France, Black Death Grind, 2023
Black Metal, France
Album CD
One man band comme il en pullule dans la chapelle black metal, Chiaroscvro s’est fait remarqué en 2022 grâce à son premier signe de mort autoproduit. Les évidentes qualités de Aux confins n’ont pas échappé à France, Black, Death, Grind, activiste respecté au sein de la scène extrême hexagonale, lequel a le bon goût de publier son successeur, baptisé Renégation. Sans pour autant rompre totalement la solitude qui préside à l’existence de Chiaroscvro, puisqu’il en demeure l’unique maître des lieux, de l’écriture à l’exécution, Ombra a néanmoins confié cette fois-ci la batterie à un autre être humain. S’il n’en change pas la nature autarcique, cet apport injecte à tout le moins une dimension plus organique au projet qui lui est clairement bénéfique.
Etonnamment, cette seconde offrande ouvre ses portes par un titre instrumental qu’égrène un violon squelettique. ‘Abjuration (impromptu)’ reflète mal la teneur d’un menu au sein duquel il tient lieu d’exception, ce qu’on ne peut que regretter tant il esquisse avec une épure dramatique tout un univers de chambre nocturne trop vite avorté, mais le fait est qu’il constitue une entame pour le moins étrange qui donne furieusement envie de s’arrêter un moment sur cet album.
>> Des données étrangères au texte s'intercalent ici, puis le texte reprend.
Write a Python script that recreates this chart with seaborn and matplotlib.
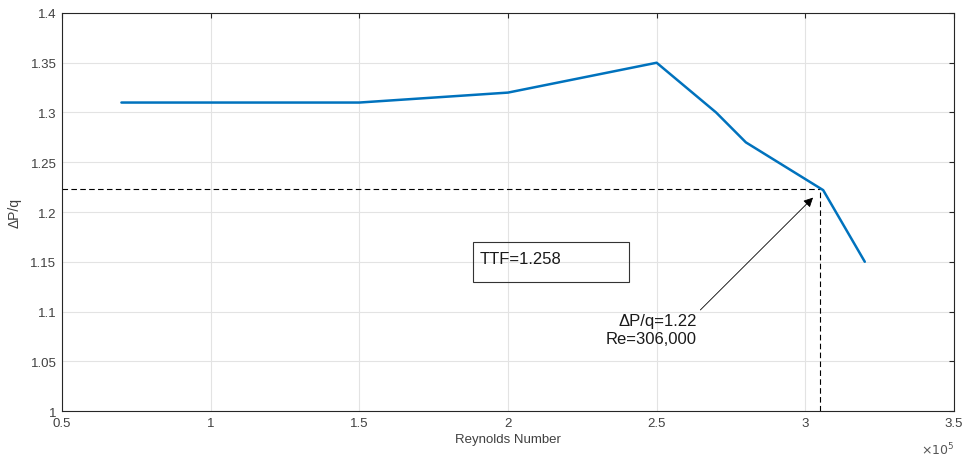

Bien que différent, le coeur de Renégation ne manque pas d’intérêt dans la veine d’un art noir atmosphérique, plus orthodoxe peut-être, non moins captivant sans aucun doute.
Après cette prometteuse introduction, quatre titres défilent, plutôt longs dans l’ensemble – le dernier franchissant même la barre des dix minutes au garrot – et torrentueux. Corollaire de leur format étiré, ces plaintes prennent leur temps pour installer des ambiances et progresser à travers des chemins escarpés, meurtris. Souvent obsédantes, les guitares tracent des paysages empreints de solennité et d’un froid désespoir, témoin ‘Sur le rivage d’un siècle qui se noie’ dont les crocs lancinants lardent la chair à la manière d’un scalpel. Ecorché, hurlant dans une glaciale nuit sans fin, le chant a quelque chose d’un lugubre croassement qui crache des textes imbibés d’une poésie morbide mais n’hésite parfois pas à s’adoucir brièvement ou à se parer d’une emphase presque pagan. Bouillonnant d’un tumulte noir, chaque titre est cisaillé par de belles idées, morsure entêtante ici (‘L’assèchement’), tempo engourdi et échappée implacable plus loin (confer l’excellent ‘Pendant qu’ils décadaient’, assurément le meilleur du lot).
Renégation fait mieux que transformer l’essai, réceptacle d’un black metal dont l’âpreté tranchante s’accommode à merveille d’un ressac atmosphérique.